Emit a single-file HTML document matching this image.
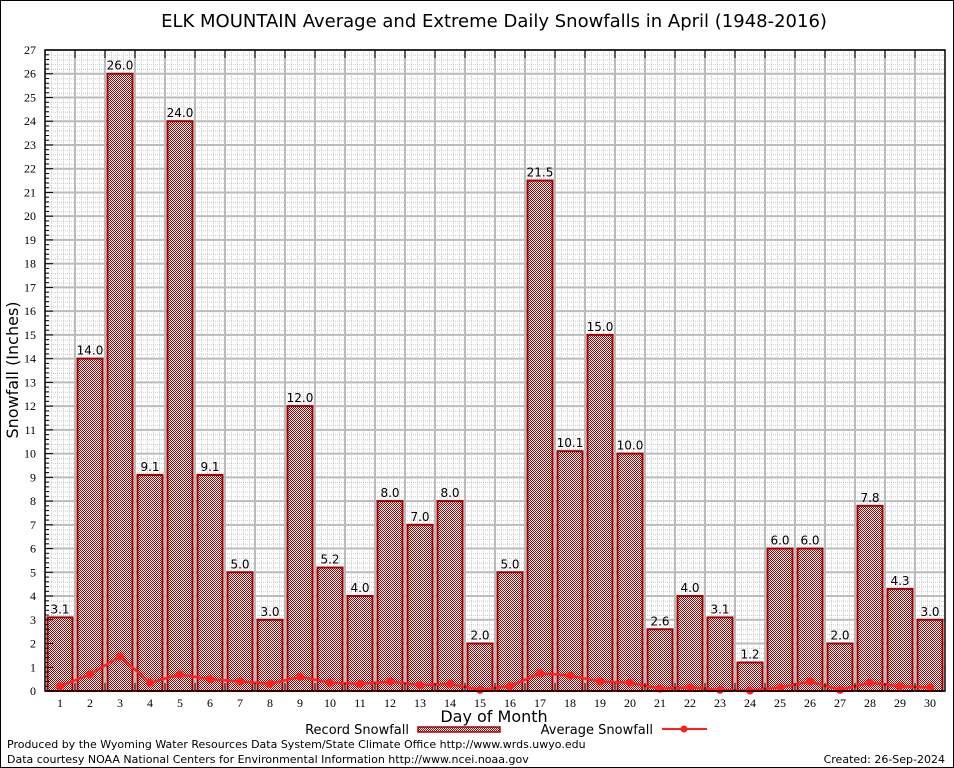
<!DOCTYPE html>
<html><head><meta charset="utf-8"><style>
body{margin:0;background:#fff;}
svg{display:block;font-family:"DejaVu Sans","Liberation Sans",sans-serif;}
</style></head><body>
<svg id="chart" width="954" height="768" viewBox="0 0 954 768">
<defs>
<pattern id="minor" width="6" height="4.748" patternUnits="userSpaceOnUse" x="45" y="50">
<rect width="6" height="4.748" fill="#fff"/>
<rect x="0" y="0" width="1" height="1" fill="#c8c8c8"/>
<rect x="2" y="0" width="1" height="1" fill="#c8c8c8"/>
<rect x="4" y="0" width="1" height="1" fill="#c8c8c8"/>
<rect x="0" y="2" width="1" height="1" fill="#c8c8c8"/>
<rect x="0" y="4" width="1" height="1" fill="#c8c8c8"/>
</pattern>
<pattern id="hatch" width="2" height="2" patternUnits="userSpaceOnUse">
<rect width="2" height="2" fill="#fff"/>
<rect x="0" y="0" width="1" height="1" fill="#a00000"/>
<rect x="1" y="1" width="1" height="1" fill="#a00000"/>
</pattern>
</defs>
<rect x="0.5" y="0.5" width="953" height="767" fill="#fff" stroke="#000"/>
<text x="494" y="27" font-size="18" text-anchor="middle">ELK MOUNTAIN Average and Extreme Daily Snowfalls in April (1948-2016)</text>
<rect x="45" y="50" width="900" height="641" fill="url(#minor)"/>
<g id="grid"></g><g id="bars"></g><g id="line"></g><g id="axes"></g>
<text x="18" y="370" font-size="16" text-anchor="middle" transform="rotate(-90 18 370)">Snowfall (Inches)</text>
<text x="494" y="722" font-size="16" text-anchor="middle">Day of Month</text>
<g>
<text x="409" y="734" font-size="13" text-anchor="end">Record Snowfall</text>
<rect x="418" y="727" width="82" height="5" fill="url(#hatch)" stroke="#a00000" stroke-width="1.5"/>
</g>
<g>
<text x="653" y="734" font-size="13" text-anchor="end">Average Snowfall</text>
<line x1="662" y1="729" x2="707" y2="729" stroke="#ff2020" stroke-width="2"/>
<circle cx="684" cy="729" r="3.5" fill="#ff2020"/>
</g>
<text x="7" y="748" font-size="11">Produced by the Wyoming Water Resources Data System/State Climate Office http://www.wrds.uwyo.edu</text>
<text x="7" y="763" font-size="11">Data courtesy NOAA National Centers for Environmental Information http://www.ncei.noaa.gov</text>
<text x="945" y="763" font-size="11" text-anchor="end">Created: 26-Sep-2024</text>
</svg>
<script>
const days = [1,2,3,4,5,6,7,8,9,10,11,12,13,14,15,16,17,18,19,20,21,22,23,24,25,26,27,28,29,30];
const recordSnow = [3.1,14.0,26.0,9.1,24.0,9.1,5.0,3.0,12.0,5.2,4.0,8.0,7.0,8.0,2.0,5.0,21.5,10.1,15.0,10.0,2.6,4.0,3.1,1.2,6.0,6.0,2.0,7.8,4.3,3.0];
const avgSnow = [0.2,0.7,1.45,0.35,0.7,0.5,0.4,0.3,0.6,0.35,0.3,0.4,0.25,0.3,0.05,0.2,0.75,0.65,0.4,0.35,0.1,0.15,0.05,0.02,0.15,0.4,0.05,0.35,0.2,0.15];
const yTicks = [0,1,2,3,4,5,6,7,8,9,10,11,12,13,14,15,16,17,18,19,20,21,22,23,24,25,26,27];
const NS='http://www.w3.org/2000/svg';
const L=45,R=945,T=50,B=691,YMAX=27;
const x = d => L + (d-0.5)*(R-L)/30;
const y = v => B - v*(B-T)/YMAX;
function mk(tag,attrs,parent){const e=document.createElementNS(NS,tag);for(const k in attrs)e.setAttribute(k,attrs[k]);parent.appendChild(e);return e;}
const grid=document.getElementById('grid'),bars=document.getElementById('bars'),line=document.getElementById('line'),axes=document.getElementById('axes');
yTicks.forEach(t=>{
  const g=mk('line',{x1:L,x2:R,y1:y(t),y2:y(t),stroke:'#bbb','stroke-width':2},grid);
  
  
  const lb=mk('text',{x:36,y:y(t)+4,'font-size':12,'text-anchor':'end','font-family':'Liberation Serif, serif'},axes);
  lb.textContent=t;
  
  
  mk('line',{x1:L,x2:L+8,y1:y(t),y2:y(t),stroke:'#000','stroke-width':1},axes);
  if(t<YMAX){for(let m=1;m<5;m++){mk('line',{x1:L,x2:L+4,y1:y(t+m*0.2),y2:y(t+m*0.2),stroke:'#000','stroke-width':1},axes);}}
});
for(let i=1;i<30;i++){
  const xv=L+i*(R-L)/30;
  const g=mk('line',{x1:xv,x2:xv,y1:T,y2:B,stroke:'#bbb','stroke-width':2},grid);
  
  
  mk('line',{x1:xv,x2:xv,y1:B,y2:B-8,stroke:'#000'},axes);
  mk('line',{x1:xv,x2:xv,y1:T,y2:T+8,stroke:'#000'},axes);
}
days.forEach((d,i)=>{
  const v=recordSnow[i];
  const r=mk('rect',{x:x(d)-12.5,y:y(v),width:25,height:B-y(v),fill:'url(#hatch)',stroke:'#a00000','stroke-width':2},bars);
  
  
  const lb=mk('text',{x:x(d),y:y(v)-4,'font-size':12,'text-anchor':'middle'},bars);
  lb.textContent=v.toFixed(1);
  
  
  const xl=mk('text',{x:x(d),y:707,'font-size':12,'text-anchor':'middle','font-family':'Liberation Serif, serif'},axes);
  xl.textContent=d;
  
  
});
const pts=days.map((d,i)=>x(d)+','+y(avgSnow[i])).join(' ');
const pl=mk('polyline',{points:pts,fill:'none',stroke:'#ff2020','stroke-width':2.5},line);


days.forEach((d,i)=>{
  const c=mk('circle',{cx:x(d),cy:y(avgSnow[i]),r:4,fill:'#ff2020'},line);
  
  
});
const ax=mk('rect',{x:L,y:T,width:R-L,height:B-T,fill:'none',stroke:'#000','stroke-width':1.5},axes);


</script>
</body></html>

************

> **Instructions to follow**
All the lines above are to be given again exactly as they read, with the pictures removed.

> **Worked answer**
Emit a single-file HTML document matching this image.
<!DOCTYPE html>
<html><head><meta charset="utf-8"><style>
body{margin:0;background:#fff;}
svg{display:block;font-family:"DejaVu Sans","Liberation Sans",sans-serif;}
</style></head><body>
<svg id="chart" width="954" height="768" viewBox="0 0 954 768">
<defs>
<pattern id="minor" width="6" height="4.748" patternUnits="userSpaceOnUse" x="45" y="50">
<rect width="6" height="4.748" fill="#fff"/>
<rect x="0" y="0" width="1" height="1" fill="#c8c8c8"/>
<rect x="2" y="0" width="1" height="1" fill="#c8c8c8"/>
<rect x="4" y="0" width="1" height="1" fill="#c8c8c8"/>
<rect x="0" y="2" width="1" height="1" fill="#c8c8c8"/>
<rect x="0" y="4" width="1" height="1" fill="#c8c8c8"/>
</pattern>
<pattern id="hatch" width="2" height="2" patternUnits="userSpaceOnUse">
<rect width="2" height="2" fill="#fff"/>
<rect x="0" y="0" width="1" height="1" fill="#a00000"/>
<rect x="1" y="1" width="1" height="1" fill="#a00000"/>
</pattern>
</defs>
<rect x="0.5" y="0.5" width="953" height="767" fill="#fff" stroke="#000"/>
<text x="494" y="27" font-size="18" text-anchor="middle">ELK MOUNTAIN Average and Extreme Daily Snowfalls in April (1948-2016)</text>
<rect x="45" y="50" width="900" height="641" fill="url(#minor)"/>
<g id="grid"></g><g id="bars"></g><g id="line"></g><g id="axes"></g>
<text x="18" y="370" font-size="16" text-anchor="middle" transform="rotate(-90 18 370)">Snowfall (Inches)</text>
<text x="494" y="722" font-size="16" text-anchor="middle">Day of Month</text>
<g>
<text x="409" y="734" font-size="13" text-anchor="end">Record Snowfall</text>
<rect x="418" y="727" width="82" height="5" fill="url(#hatch)" stroke="#a00000" stroke-width="1.5"/>
</g>
<g>
<text x="653" y="734" font-size="13" text-anchor="end">Average Snowfall</text>
<line x1="662" y1="729" x2="707" y2="729" stroke="#ff2020" stroke-width="2"/>
<circle cx="684" cy="729" r="3.5" fill="#ff2020"/>
</g>
<text x="7" y="748" font-size="11">Produced by the Wyoming Water Resources Data System/State Climate Office http://www.wrds.uwyo.edu</text>
<text x="7" y="763" font-size="11">Data courtesy NOAA National Centers for Environmental Information http://www.ncei.noaa.gov</text>
<text x="945" y="763" font-size="11" text-anchor="end">Created: 26-Sep-2024</text>
</svg>
<script>
const days = [1,2,3,4,5,6,7,8,9,10,11,12,13,14,15,16,17,18,19,20,21,22,23,24,25,26,27,28,29,30];
const recordSnow = [3.1,14.0,26.0,9.1,24.0,9.1,5.0,3.0,12.0,5.2,4.0,8.0,7.0,8.0,2.0,5.0,21.5,10.1,15.0,10.0,2.6,4.0,3.1,1.2,6.0,6.0,2.0,7.8,4.3,3.0];
const avgSnow = [0.2,0.7,1.45,0.35,0.7,0.5,0.4,0.3,0.6,0.35,0.3,0.4,0.25,0.3,0.05,0.2,0.75,0.65,0.4,0.35,0.1,0.15,0.05,0.02,0.15,0.4,0.05,0.35,0.2,0.15];
const yTicks = [0,1,2,3,4,5,6,7,8,9,10,11,12,13,14,15,16,17,18,19,20,21,22,23,24,25,26,27];
const NS='http://www.w3.org/2000/svg';
const L=45,R=945,T=50,B=691,YMAX=27;
const x = d => L + (d-0.5)*(R-L)/30;
const y = v => B - v*(B-T)/YMAX;
function mk(tag,attrs,parent){const e=document.createElementNS(NS,tag);for(const k in attrs)e.setAttribute(k,attrs[k]);parent.appendChild(e);return e;}
const grid=document.getElementById('grid'),bars=document.getElementById('bars'),line=document.getElementById('line'),axes=document.getElementById('axes');
yTicks.forEach(t=>{
  const g=mk('line',{x1:L,x2:R,y1:y(t),y2:y(t),stroke:'#bbb','stroke-width':2},grid);
  
  
  const lb=mk('text',{x:36,y:y(t)+4,'font-size':12,'text-anchor':'end','font-family':'Liberation Serif, serif'},axes);
  lb.textContent=t;
  
  
  mk('line',{x1:L,x2:L+8,y1:y(t),y2:y(t),stroke:'#000','stroke-width':1},axes);
  if(t<YMAX){for(let m=1;m<5;m++){mk('line',{x1:L,x2:L+4,y1:y(t+m*0.2),y2:y(t+m*0.2),stroke:'#000','stroke-width':1},axes);}}
});
for(let i=1;i<30;i++){
  const xv=L+i*(R-L)/30;
  const g=mk('line',{x1:xv,x2:xv,y1:T,y2:B,stroke:'#bbb','stroke-width':2},grid);
  
  
  mk('line',{x1:xv,x2:xv,y1:B,y2:B-8,stroke:'#000'},axes);
  mk('line',{x1:xv,x2:xv,y1:T,y2:T+8,stroke:'#000'},axes);
}
days.forEach((d,i)=>{
  const v=recordSnow[i];
  const r=mk('rect',{x:x(d)-12.5,y:y(v),width:25,height:B-y(v),fill:'url(#hatch)',stroke:'#a00000','stroke-width':2},bars);
  
  
  const lb=mk('text',{x:x(d),y:y(v)-4,'font-size':12,'text-anchor':'middle'},bars);
  lb.textContent=v.toFixed(1);
  
  
  const xl=mk('text',{x:x(d),y:707,'font-size':12,'text-anchor':'middle','font-family':'Liberation Serif, serif'},axes);
  xl.textContent=d;
  
  
});
const pts=days.map((d,i)=>x(d)+','+y(avgSnow[i])).join(' ');
const pl=mk('polyline',{points:pts,fill:'none',stroke:'#ff2020','stroke-width':2.5},line);


days.forEach((d,i)=>{
  const c=mk('circle',{cx:x(d),cy:y(avgSnow[i]),r:4,fill:'#ff2020'},line);
  
  
});
const ax=mk('rect',{x:L,y:T,width:R-L,height:B-T,fill:'none',stroke:'#000','stroke-width':1.5},axes);


</script>
</body></html>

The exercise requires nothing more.